A few highlights from across the fruited plain last Saturday:
Hands were joined across the sands of 20 Florida beaches, and seven in California, with turnouts of 200 or more at St. Pete Beach and Indian Rocks Beach on Tampa Bay, at Miami Beach, and in Kailua, Hawaii.
Residents of other coastal states, including Georgia, North and South Carolina, Virginia, Delaware, and New Jersey, were joined by activists from Texas, Louisiana, and Mississippi in protesting the imminent threat that seismic testing poses to hundreds of thousands of whales and dolphins -- a sacrifice oil companies are willing to make in order to find new sites for drilling off the Atlantic coast.
Inland events focused more on the central theme of rejecting the KXL pipeline. The largest event in the nation was in Omaha, where 231 people faced the Missouri River to join hands across the Bob Kerrey Pedestrian Bridge between Nebraska and Council Bluffs, Iowa. "The bridge is over the river, and we're making the point that we want to protect our water," said local organizer Margaret Mainelli.
North Star (Minnesota) Chapter members stood with MN 350 and Organizing for Action Against Climate Change activists against the Alberta Clipper tar sands pipeline, joining hands across the Mississippi River on a bridge linking Minneapolis with St. Paul.
Illinois Chapter activists connected with Sierra's Northwest Indiana Group at a rally at the Lake Michigan site of the BP tar sands refinery that a few weeks earlier had dumped oil into Lake Michigan, Chicago's water supply.
Days after an oil pipeline rupture put a Los Angeles neighborhood waist deep in oil, the Sierra Club's Angeles Chapter worked with other members of the SoCal Climate Action Coalition 350 to organize a bi-lingual community workshop in a largely Hispanic community already beset by poor air quality from drilling and fracking, now facing a new threat of tar sand oil being shipped out of the port at Wilmington via a new pipeline through this community under siege by Big Oil.
A similar threat up the coast in the San Francisco Bay Area, where the Valero Benicia Refinery has proposed transporting crude oil by rail tanker cars, was met by a Refinery Corridor Healing Walk at the port town of Martinez, the second in a series of such events. Across the nation in Portland, Maine, the threat of tar sands oil being shipped out through this harbor turned out 100 on a rainy day to speak up for protecting Maine's pristine lakes, rivers and bays.
In Florida, where anti-drilling activists held their fifth annual Hands Across the Sand events, the focus expanded from offshore drilling to a call for moving America's most oil-dependent state beyond oil through investing in the cleaner transit options it so sorely lacks. Two hundred citizens gathered on one of America's most popular beach destinations, St. Pete Beach, to link dirty fuels to a call for support of this November's biggest transit referendum, Greenlight Pinellas -- the most powerful thing that can be done to reduce the Tampa Bay Area's demand for the oil that continues to threaten the state's beach-tourism-based economy.

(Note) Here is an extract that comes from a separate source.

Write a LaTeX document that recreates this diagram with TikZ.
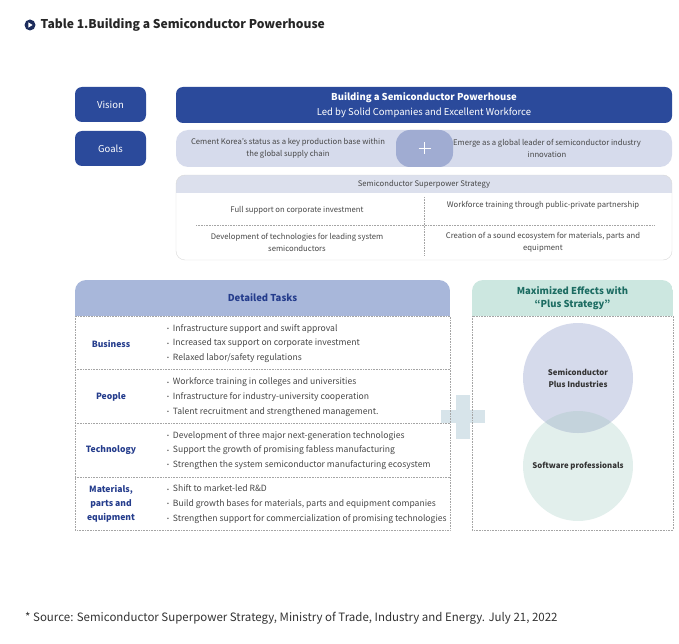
\documentclass[tikz,border=0pt]{standalone}
\usepackage{fontspec}
\setmainfont{Noto Sans CJK KR}
\definecolor{navy}{RGB}{43,74,155}
\definecolor{deepnavy}{RGB}{28,44,92}
\definecolor{goalbg}{RGB}{214,219,236}
\definecolor{goalplus}{RGB}{160,172,210}
\definecolor{strhdr}{RGB}{220,224,237}
\definecolor{dthdr}{RGB}{168,183,218}
\definecolor{dttxt}{RGB}{36,60,140}
\definecolor{mehdr}{RGB}{204,231,224}
\definecolor{metxt}{RGB}{28,108,98}
\definecolor{bigplus}{RGB}{215,228,234}
\definecolor{circA}{RGB}{213,218,235}
\definecolor{circB}{RGB}{226,239,236}
\definecolor{circAB}{RGB}{196,211,220}
\definecolor{bodytxt}{RGB}{70,70,70}
\definecolor{dotc}{RGB}{165,165,165}
\newcommand{\bul}{\raisebox{0.15ex}{\fontsize{5.5}{5}\selectfont\color{black!70}•}\hspace{4pt}}
\tikzset{
  darkbox/.style={fill=navy, rounded corners=7pt, text=white, font=\fontsize{9.5}{12}\selectfont},
  small/.style={text=bodytxt, font=\fontsize{7.7}{11.5}\selectfont, align=center},
  rowlbl/.style={text=dttxt, font=\bfseries\fontsize{8.6}{14}\selectfont, align=center},
  rowtxt/.style={text=bodytxt, font=\fontsize{8.6}{14.6}\selectfont, align=left, anchor=west},
  dotline/.style={dotc, densely dotted, line width=0.6pt},
}
\begin{document}
\begin{tikzpicture}[x=1pt,y=-1pt]
\useasboundingbox (0,0) rectangle (679,644);
% title
\node[circle, fill=deepnavy, minimum size=11pt, inner sep=0pt] (tb) at (30,25) {};
\fill[white] (28.4,22.4) -- (28.4,27.6) -- (32.6,25) -- cycle;
\node[anchor=west, font=\bfseries\fontsize{12.1}{15}\selectfont, text=black!85, inner sep=0pt] (title) at (40.5,25) {Table 1.Building a Semiconductor Powerhouse};

% Vision / Goals labels
\node[darkbox, minimum width=71pt, minimum height=35pt] (vision) at (110.5,104.5) {Vision};
\node[darkbox, minimum width=71pt, minimum height=35pt] (goals) at (110.5,148.5) {Goals};

% Vision bar
\node[darkbox, minimum width=496pt, minimum height=36pt, align=center, font=\fontsize{9.5}{15}\selectfont] (vbar) at (424,105)
  {\textbf{Building a Semiconductor Powerhouse}\\Led by Solid Companies and Excellent Workforce};

% Goals bar
\node[fill=goalbg, rounded corners=12pt, minimum width=496pt, minimum height=37pt] (gbar) at (424,148.5) {};
\node[fill=goalplus, rounded corners=14pt, minimum width=57pt, minimum height=37pt] (gplus) at (424.5,148.5) {};
\coordinate (gp1) at (418.5,148.5); \coordinate (gp2) at (430.5,148.5);
\coordinate (gp3) at (424.5,142.5); \coordinate (gp4) at (424.5,154.5);
\draw[white, line width=1.1pt] (gp1) -- (gp2);
\draw[white, line width=1.1pt] (gp3) -- (gp4);
\node[small] (g1) at (288,148.5) {Cement Korea's status as a key production base within\\the global supply chain};
\node[small] (g2) at (547,148.5) {Emerge as a global leader of semiconductor industry\\innovation};

% Strategy box
\begin{scope}
\clip[rounded corners=9pt] (176,175) rectangle (672,260);
\fill[white] (176,175) rectangle (672,260);
\fill[strhdr] (176,175) rectangle (672,193);
\end{scope}
\draw[black!15, rounded corners=9pt] (176,175) rectangle (672,260);
\node[small] (shdr) at (424,184) {Semiconductor Superpower Strategy};
\coordinate (sv1) at (424,197); \coordinate (sv2) at (424,256);
\coordinate (sh1) at (196,225); \coordinate (sh2) at (654,225);
\draw[dotline] (sv1) -- (sv2);
\draw[dotline] (sh1) -- (sh2);
\node[small] (s1) at (297,210) {Full support on corporate investment};
\node[small] (s2) at (543,205) {Workforce training through public-private partnership};
\node[small] (s3) at (297,242.5) {Development of technologies for leading system\\semiconductors};
\node[small] (s4) at (543,242.5) {Creation of a sound ecosystem for materials, parts and\\equipment};

% big plus
\fill[bigplus] (456,394.5) rectangle (470,438.5);
\fill[bigplus] (441,410) rectangle (485,423);

% Detailed tasks
\begin{scope}
\clip[rounded corners=11pt] (75,280) rectangle (450,330);
\fill[dthdr] (75,280) rectangle (450,316);
\end{scope}
\node[text=dttxt, font=\bfseries\fontsize{9.5}{12}\selectfont] (dth) at (262.5,298) {Detailed Tasks};
\draw[dotline] (75,316) rectangle (450,530);
\coordinate (r1a) at (75,369); \coordinate (r1b) at (450,369);
\coordinate (r2a) at (75,423); \coordinate (r2b) at (450,423);
\coordinate (r3a) at (75,477); \coordinate (r3b) at (450,477);
\draw[dotline] (r1a) -- (r1b);
\draw[dotline] (r2a) -- (r2b);
\draw[dotline] (r3a) -- (r3b);

\node[rowlbl] (lb1) at (111,344) {Business};
\node[rowlbl] (lb2) at (111,397) {People};
\node[rowlbl] (lb3) at (111,450.5) {Technology};
\node[rowlbl] (lb4) at (111,504) {Materials,\\parts and\\equipment};

\node[rowtxt] (t1) at (163.5,343.5) {\bul Infrastructure support and swift approval\\\bul Increased tax support on corporate investment\\\bul Relaxed labor/safety regulations};
\node[rowtxt] (t2) at (163.5,397) {\bul Workforce training in colleges and universities\\\bul Infrastructure for industry-university cooperation\\\bul Talent recruitment and strengthened management.};
\node[rowtxt] (t3) at (163.5,450.5) {\bul Development of three major next-generation technologies\\\bul Support the growth of promising fabless manufacturing\\\bul Strengthen the system semiconductor manufacturing ecosystem};
\node[rowtxt] (t4) at (163.5,504) {\bul Shift to market-led R\&D\\\bul Build growth bases for materials, parts and equipment companies\\\bul Strengthen support for commercialization of promising technologies};

% Maximized effects
\begin{scope}
\clip[rounded corners=11pt] (472,280) rectangle (673,330);
\fill[mehdr] (472,280) rectangle (673,316);
\end{scope}
\node[text=metxt, font=\bfseries\fontsize{9.5}{13}\selectfont, align=center] (meh) at (572.5,298) {Maximized Effects with\\“Plus Strategy”};
\draw[dotline] (472,316) rectangle (673,530);

\fill[circB] (578,466) circle (55);
\fill[circA] (578,378) circle (55);
\begin{scope}
\clip (578,466) circle (55);
\fill[circAB] (578,378) circle (55);
\end{scope}
\node[circle, minimum size=110pt, inner sep=0pt] (cA) at (578,378) {};
\node[circle, minimum size=110pt, inner sep=0pt] (cB) at (578,466) {};
\node[text=black!80, font=\bfseries\fontsize{7.8}{12}\selectfont, align=center] (cAt) at (cA.center) {Semiconductor\\Plus Industries};
\node[text=black!80, font=\bfseries\fontsize{7.8}{12}\selectfont, align=center] (cBt) at (cB.center) {Software professionals};

% footer
\node[anchor=west, font=\fontsize{11.5}{13}\selectfont, text=black!80, inner sep=0pt] (src) at (25,618) {* Source: Semiconductor Superpower Strategy, Ministry of Trade, Industry and Energy. July 21, 2022};
\end{tikzpicture}
\end{document}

All over America, in nearly every state, Sierrans rallied with their neighbors to call for freedom from the tyranny of fossil fuels that now threatens our lakes, rivers, beaches, water, and air, and to protect the world from rising sea levels and the impact of rising temperatures. The momentum against Big Oil has turned in our favor, even as the industry's reach widens to attack us all. On Saturday, Sierra Club members stood up to Big Oil. Let's keep up the fight.